• **Instructions for the task**:
Take every line from the listing below that contains "this".

• **Source material**:
----

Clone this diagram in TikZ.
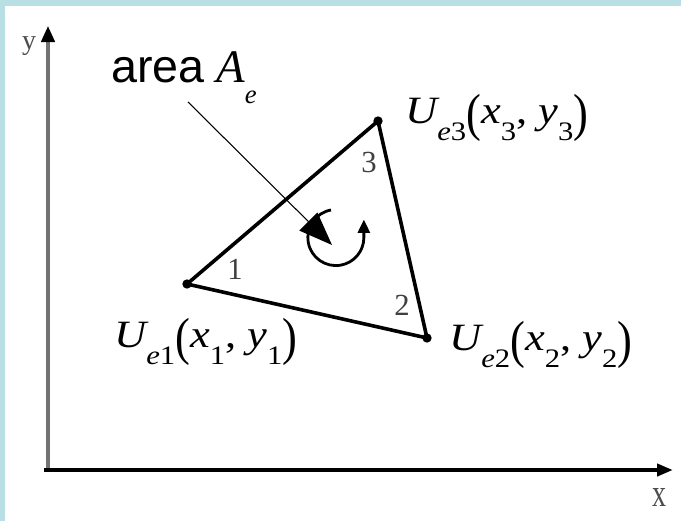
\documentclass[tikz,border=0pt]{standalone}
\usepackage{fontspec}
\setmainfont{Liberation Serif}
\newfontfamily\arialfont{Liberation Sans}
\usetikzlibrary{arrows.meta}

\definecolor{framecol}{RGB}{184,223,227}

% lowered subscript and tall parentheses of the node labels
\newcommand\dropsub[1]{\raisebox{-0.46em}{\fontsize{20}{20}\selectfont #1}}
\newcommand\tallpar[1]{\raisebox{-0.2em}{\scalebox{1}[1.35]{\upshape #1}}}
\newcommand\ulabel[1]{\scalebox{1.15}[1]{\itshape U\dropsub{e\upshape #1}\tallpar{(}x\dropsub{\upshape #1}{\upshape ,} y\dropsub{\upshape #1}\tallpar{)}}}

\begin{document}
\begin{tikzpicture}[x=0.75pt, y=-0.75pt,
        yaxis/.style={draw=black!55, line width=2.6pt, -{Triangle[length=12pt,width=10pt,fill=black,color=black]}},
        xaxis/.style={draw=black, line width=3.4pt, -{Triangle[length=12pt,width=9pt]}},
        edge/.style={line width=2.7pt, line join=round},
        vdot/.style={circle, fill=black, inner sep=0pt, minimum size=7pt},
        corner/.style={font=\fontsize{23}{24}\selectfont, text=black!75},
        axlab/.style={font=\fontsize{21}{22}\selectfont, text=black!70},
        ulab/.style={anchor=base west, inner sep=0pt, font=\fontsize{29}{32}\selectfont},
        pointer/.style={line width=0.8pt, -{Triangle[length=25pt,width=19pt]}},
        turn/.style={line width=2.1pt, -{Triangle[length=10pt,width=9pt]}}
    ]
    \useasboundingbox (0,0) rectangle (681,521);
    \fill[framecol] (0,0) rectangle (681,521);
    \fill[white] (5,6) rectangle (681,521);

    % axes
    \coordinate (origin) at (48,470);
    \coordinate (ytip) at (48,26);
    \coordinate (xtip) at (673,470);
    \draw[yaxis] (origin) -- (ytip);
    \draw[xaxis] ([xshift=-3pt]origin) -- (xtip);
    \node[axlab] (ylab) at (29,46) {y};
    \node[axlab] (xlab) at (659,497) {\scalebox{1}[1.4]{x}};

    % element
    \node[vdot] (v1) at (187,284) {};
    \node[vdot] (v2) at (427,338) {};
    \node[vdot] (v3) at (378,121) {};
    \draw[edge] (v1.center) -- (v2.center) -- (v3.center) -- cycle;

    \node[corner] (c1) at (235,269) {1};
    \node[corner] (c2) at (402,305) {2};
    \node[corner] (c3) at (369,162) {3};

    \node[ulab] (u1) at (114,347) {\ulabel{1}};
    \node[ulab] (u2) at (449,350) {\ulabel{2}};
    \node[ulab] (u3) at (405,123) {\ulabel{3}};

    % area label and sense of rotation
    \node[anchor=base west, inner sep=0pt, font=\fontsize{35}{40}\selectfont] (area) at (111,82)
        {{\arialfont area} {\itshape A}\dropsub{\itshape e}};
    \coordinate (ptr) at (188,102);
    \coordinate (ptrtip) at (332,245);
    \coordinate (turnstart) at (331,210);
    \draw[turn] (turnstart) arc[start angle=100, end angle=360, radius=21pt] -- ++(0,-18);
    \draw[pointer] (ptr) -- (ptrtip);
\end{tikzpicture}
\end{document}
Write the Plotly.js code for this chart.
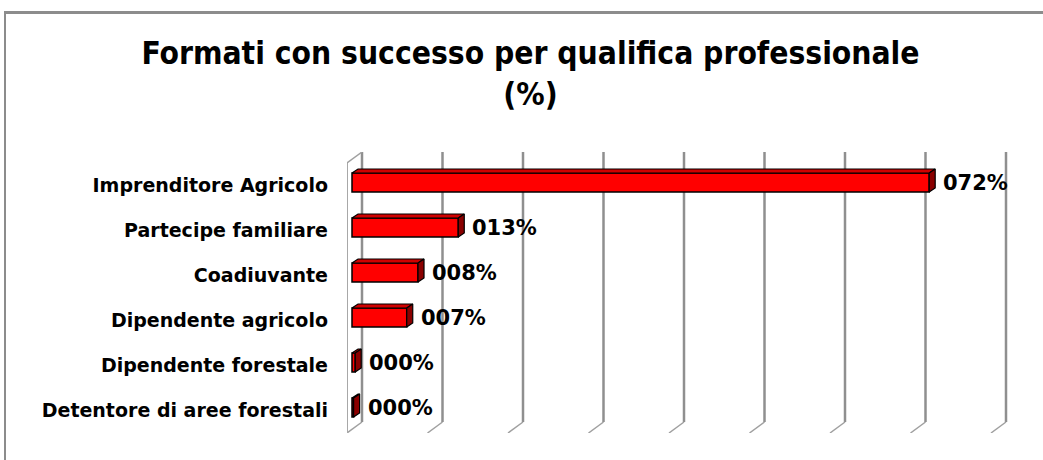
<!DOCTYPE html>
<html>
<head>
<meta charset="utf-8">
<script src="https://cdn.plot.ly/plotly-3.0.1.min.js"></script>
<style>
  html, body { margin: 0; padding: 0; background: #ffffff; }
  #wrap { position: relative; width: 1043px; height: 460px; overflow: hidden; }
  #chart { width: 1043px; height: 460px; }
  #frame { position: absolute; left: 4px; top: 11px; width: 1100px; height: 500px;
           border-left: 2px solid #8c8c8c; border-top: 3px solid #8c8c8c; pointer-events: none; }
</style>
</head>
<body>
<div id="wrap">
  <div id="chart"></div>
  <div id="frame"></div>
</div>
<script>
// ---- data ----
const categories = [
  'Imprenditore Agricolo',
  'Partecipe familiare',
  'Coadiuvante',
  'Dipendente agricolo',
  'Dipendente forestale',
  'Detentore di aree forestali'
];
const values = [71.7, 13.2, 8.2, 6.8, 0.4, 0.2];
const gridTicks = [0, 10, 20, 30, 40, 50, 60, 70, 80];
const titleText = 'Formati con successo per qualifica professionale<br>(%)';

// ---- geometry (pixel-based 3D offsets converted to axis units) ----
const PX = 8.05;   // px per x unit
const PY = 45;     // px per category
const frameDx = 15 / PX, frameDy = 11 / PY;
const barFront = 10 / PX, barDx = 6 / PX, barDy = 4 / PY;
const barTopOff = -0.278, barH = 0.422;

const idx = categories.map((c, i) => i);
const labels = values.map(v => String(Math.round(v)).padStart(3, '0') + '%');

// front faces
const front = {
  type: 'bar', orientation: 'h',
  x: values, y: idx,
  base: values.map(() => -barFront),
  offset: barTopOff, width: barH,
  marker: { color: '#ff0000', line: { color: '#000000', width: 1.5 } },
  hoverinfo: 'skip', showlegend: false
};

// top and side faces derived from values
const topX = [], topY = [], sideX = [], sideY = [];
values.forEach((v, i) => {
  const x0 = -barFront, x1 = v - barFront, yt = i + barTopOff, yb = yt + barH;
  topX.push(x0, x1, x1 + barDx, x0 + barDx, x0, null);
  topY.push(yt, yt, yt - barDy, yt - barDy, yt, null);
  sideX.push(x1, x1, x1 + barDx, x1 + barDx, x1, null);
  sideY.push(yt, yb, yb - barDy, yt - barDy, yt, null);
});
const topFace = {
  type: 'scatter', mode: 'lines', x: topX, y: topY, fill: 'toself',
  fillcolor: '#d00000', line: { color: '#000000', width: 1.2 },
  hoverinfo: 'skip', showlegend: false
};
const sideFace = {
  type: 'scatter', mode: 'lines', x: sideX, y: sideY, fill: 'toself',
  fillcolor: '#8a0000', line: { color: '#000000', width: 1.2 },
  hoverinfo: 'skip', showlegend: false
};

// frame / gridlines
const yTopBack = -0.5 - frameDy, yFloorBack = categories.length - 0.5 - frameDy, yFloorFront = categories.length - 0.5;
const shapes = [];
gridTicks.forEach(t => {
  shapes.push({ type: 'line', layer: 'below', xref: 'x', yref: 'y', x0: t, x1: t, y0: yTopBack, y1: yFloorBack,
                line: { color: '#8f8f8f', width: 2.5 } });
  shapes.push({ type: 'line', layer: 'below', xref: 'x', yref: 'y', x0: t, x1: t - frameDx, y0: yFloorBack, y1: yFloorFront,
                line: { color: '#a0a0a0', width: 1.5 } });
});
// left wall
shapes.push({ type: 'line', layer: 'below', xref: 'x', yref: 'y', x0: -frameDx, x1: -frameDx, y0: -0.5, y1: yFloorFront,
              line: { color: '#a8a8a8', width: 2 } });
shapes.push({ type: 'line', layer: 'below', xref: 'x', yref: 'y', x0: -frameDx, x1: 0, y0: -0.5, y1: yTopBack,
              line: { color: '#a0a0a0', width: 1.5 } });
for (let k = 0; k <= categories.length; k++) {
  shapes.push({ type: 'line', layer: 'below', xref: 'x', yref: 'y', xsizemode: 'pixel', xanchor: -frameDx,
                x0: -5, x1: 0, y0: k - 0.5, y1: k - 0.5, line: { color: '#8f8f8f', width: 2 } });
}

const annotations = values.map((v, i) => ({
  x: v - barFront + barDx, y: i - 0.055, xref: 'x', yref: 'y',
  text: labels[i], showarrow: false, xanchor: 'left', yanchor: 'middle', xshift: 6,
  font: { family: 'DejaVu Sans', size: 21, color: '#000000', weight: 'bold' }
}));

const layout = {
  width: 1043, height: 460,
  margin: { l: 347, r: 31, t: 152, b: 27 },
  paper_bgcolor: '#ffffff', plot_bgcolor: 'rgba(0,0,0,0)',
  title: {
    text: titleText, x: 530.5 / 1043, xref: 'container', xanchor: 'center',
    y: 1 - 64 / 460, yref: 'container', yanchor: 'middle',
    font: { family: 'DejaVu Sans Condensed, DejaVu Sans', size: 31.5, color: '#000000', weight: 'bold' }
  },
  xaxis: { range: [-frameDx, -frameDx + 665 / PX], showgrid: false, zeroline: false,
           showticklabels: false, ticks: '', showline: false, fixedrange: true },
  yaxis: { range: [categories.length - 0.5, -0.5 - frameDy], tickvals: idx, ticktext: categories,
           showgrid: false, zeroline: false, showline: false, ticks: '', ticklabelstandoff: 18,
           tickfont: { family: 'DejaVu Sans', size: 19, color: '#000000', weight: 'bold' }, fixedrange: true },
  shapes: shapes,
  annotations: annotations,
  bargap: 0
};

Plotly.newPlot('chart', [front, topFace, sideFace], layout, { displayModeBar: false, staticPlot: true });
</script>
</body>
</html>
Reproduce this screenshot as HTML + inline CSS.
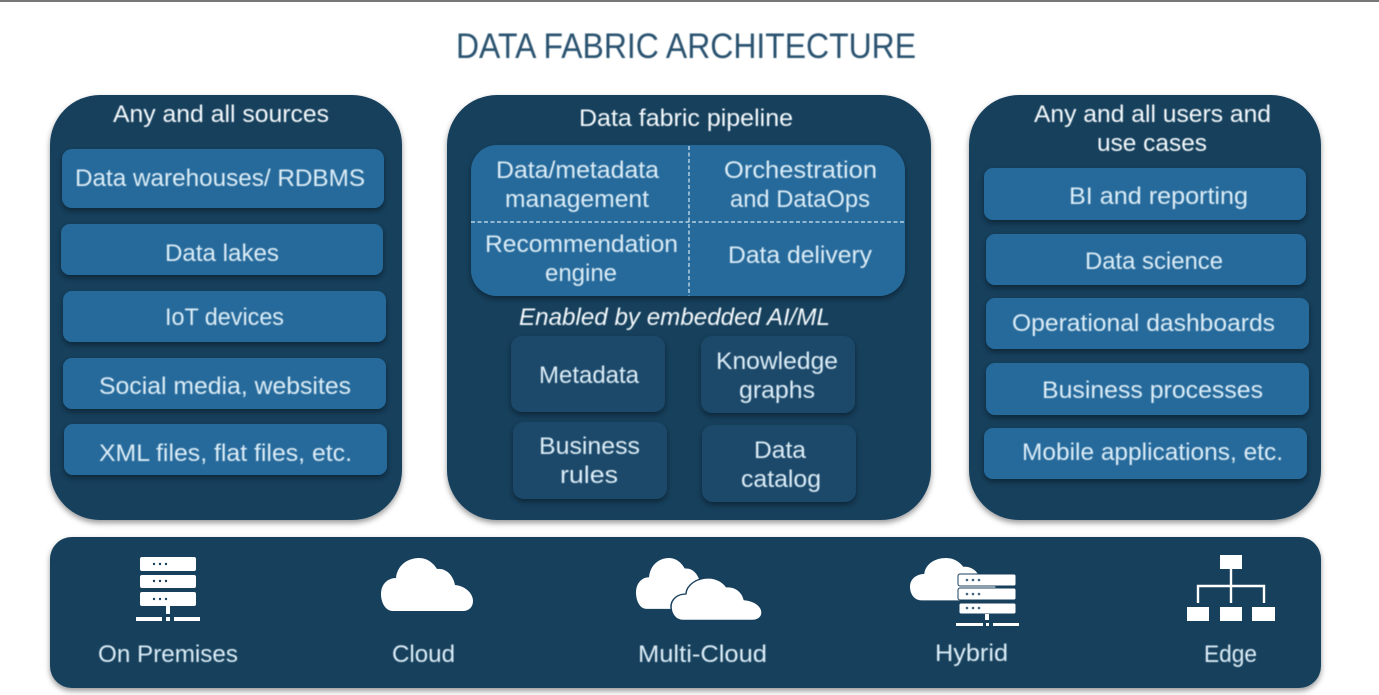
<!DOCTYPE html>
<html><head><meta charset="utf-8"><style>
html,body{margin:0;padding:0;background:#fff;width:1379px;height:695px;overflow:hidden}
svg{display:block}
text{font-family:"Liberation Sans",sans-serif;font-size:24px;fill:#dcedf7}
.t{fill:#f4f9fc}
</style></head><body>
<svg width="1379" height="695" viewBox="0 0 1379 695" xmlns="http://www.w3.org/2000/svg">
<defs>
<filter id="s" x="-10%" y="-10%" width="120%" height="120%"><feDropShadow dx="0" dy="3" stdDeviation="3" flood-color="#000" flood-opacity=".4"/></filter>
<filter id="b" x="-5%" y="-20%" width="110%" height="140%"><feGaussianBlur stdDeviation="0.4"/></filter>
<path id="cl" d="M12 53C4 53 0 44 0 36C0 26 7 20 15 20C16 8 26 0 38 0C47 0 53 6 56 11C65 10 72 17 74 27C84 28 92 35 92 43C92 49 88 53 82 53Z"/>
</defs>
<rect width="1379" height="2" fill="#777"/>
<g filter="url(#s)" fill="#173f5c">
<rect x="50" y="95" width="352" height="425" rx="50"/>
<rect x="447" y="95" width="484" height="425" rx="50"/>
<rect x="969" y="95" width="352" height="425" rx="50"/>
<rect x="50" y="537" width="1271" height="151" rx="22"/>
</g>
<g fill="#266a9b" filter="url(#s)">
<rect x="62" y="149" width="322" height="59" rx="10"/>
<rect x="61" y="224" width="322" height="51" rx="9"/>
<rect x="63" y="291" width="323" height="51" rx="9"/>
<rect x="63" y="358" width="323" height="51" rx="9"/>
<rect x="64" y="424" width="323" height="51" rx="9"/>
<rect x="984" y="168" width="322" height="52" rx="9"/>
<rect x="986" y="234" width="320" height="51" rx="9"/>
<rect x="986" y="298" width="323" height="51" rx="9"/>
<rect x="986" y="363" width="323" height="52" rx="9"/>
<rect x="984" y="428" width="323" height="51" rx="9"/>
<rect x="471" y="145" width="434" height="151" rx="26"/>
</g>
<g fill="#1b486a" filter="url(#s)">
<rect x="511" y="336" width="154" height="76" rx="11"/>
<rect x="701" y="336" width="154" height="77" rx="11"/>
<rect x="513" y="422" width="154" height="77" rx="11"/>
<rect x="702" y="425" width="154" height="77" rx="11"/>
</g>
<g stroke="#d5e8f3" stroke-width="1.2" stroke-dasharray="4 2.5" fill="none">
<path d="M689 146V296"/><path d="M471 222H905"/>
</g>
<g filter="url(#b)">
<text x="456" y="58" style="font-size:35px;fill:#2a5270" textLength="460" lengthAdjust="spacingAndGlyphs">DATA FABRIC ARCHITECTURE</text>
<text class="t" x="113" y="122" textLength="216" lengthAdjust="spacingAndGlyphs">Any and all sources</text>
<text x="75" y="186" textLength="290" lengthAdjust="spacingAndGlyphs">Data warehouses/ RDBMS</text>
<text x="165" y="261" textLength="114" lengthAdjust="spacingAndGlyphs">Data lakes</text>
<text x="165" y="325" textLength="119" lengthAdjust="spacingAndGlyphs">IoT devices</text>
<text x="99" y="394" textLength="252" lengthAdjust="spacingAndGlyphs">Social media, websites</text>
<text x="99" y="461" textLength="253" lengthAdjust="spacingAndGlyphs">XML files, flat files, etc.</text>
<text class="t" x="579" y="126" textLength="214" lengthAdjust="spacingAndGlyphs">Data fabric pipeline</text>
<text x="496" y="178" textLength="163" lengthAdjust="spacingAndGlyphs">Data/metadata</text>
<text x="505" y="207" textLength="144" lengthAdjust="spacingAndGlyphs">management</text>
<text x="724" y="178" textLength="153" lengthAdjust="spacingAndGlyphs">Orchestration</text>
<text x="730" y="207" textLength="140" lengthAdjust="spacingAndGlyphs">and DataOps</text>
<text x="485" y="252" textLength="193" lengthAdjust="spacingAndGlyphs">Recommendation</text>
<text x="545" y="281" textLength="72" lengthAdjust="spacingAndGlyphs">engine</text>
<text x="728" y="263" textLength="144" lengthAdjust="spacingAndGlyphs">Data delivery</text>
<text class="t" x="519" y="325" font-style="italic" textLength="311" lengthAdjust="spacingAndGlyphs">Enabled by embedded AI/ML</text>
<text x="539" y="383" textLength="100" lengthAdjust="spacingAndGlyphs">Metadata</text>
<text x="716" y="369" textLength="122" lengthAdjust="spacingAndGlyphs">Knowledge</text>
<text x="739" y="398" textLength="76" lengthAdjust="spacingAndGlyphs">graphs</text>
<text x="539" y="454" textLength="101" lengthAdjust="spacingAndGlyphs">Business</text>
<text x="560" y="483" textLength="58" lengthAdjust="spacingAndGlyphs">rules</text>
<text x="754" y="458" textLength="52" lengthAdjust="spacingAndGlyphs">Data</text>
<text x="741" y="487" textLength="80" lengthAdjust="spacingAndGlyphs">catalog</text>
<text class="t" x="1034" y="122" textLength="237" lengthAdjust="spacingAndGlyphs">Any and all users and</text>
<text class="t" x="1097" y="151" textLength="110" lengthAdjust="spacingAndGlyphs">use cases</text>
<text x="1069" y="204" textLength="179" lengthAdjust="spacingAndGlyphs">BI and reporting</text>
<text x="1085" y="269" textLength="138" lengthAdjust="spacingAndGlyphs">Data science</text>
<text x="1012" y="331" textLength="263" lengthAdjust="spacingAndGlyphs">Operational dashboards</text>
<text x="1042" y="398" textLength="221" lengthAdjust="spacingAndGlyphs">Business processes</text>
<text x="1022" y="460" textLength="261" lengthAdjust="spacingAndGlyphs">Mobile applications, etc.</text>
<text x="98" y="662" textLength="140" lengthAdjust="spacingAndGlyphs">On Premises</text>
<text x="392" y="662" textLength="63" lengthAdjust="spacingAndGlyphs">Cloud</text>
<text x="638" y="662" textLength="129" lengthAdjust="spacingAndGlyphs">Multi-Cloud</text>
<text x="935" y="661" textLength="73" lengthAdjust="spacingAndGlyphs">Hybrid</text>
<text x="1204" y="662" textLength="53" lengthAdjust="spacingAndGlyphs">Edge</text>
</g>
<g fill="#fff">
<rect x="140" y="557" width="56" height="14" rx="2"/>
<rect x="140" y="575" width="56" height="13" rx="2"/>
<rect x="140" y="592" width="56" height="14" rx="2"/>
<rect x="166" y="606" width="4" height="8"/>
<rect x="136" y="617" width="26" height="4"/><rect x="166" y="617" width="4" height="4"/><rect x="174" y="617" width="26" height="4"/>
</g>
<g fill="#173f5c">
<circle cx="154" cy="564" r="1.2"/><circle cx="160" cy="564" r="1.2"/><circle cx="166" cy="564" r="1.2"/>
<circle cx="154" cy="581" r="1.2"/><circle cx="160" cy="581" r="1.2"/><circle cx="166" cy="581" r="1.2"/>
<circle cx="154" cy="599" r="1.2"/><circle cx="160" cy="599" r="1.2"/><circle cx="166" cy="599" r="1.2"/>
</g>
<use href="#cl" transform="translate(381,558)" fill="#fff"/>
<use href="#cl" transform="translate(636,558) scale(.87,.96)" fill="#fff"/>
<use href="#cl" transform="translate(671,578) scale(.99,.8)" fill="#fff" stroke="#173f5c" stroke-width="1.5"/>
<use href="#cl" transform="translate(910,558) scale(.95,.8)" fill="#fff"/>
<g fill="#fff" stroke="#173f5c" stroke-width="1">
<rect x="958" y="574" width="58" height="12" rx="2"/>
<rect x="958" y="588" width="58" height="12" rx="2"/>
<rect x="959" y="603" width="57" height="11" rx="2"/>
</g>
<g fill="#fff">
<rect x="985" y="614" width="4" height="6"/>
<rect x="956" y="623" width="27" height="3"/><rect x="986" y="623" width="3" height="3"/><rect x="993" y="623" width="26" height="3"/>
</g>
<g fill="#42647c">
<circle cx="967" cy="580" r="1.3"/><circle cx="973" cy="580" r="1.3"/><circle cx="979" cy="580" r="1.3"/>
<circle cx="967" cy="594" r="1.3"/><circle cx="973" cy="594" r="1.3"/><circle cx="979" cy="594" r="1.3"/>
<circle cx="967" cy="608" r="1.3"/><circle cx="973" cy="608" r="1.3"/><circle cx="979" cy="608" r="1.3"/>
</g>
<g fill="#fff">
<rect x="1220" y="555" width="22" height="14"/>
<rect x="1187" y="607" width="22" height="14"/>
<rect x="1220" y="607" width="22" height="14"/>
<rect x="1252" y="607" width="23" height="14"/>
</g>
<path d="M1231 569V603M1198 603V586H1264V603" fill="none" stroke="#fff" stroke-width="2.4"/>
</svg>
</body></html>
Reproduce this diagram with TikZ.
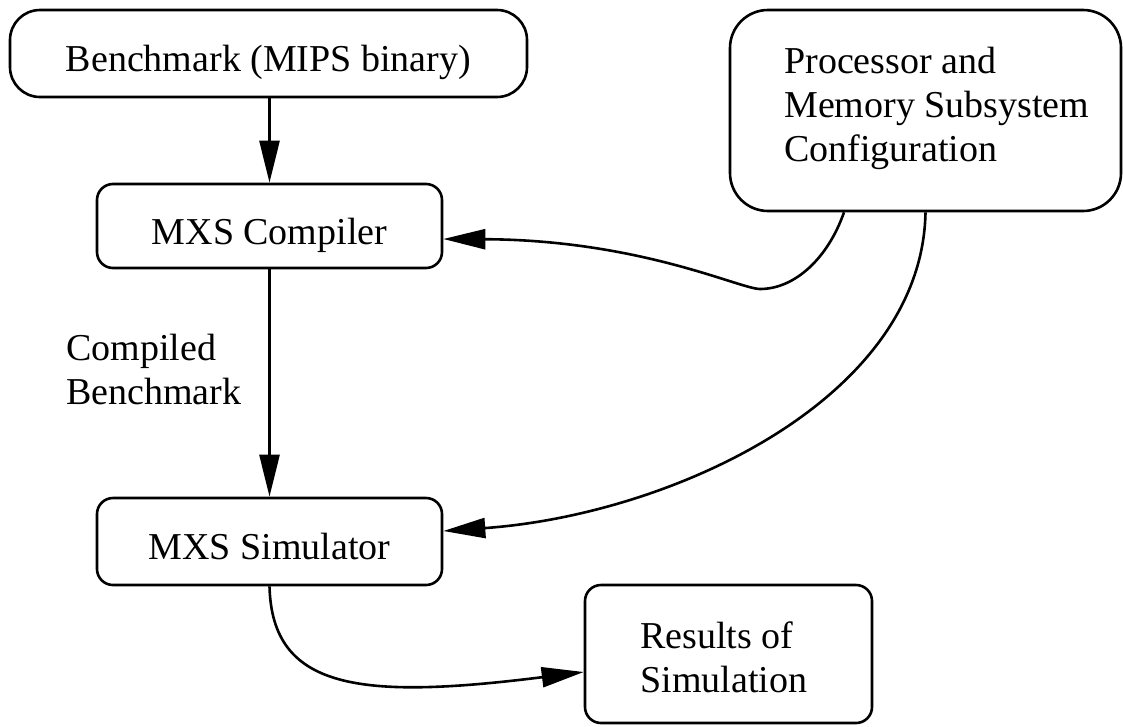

----

• **Written response**:
Clone this diagram in TikZ.
Write the Plotly.js code for this chart.
Reproduce this screenshot as HTML + inline CSS.
Reproduce this diagram with TikZ.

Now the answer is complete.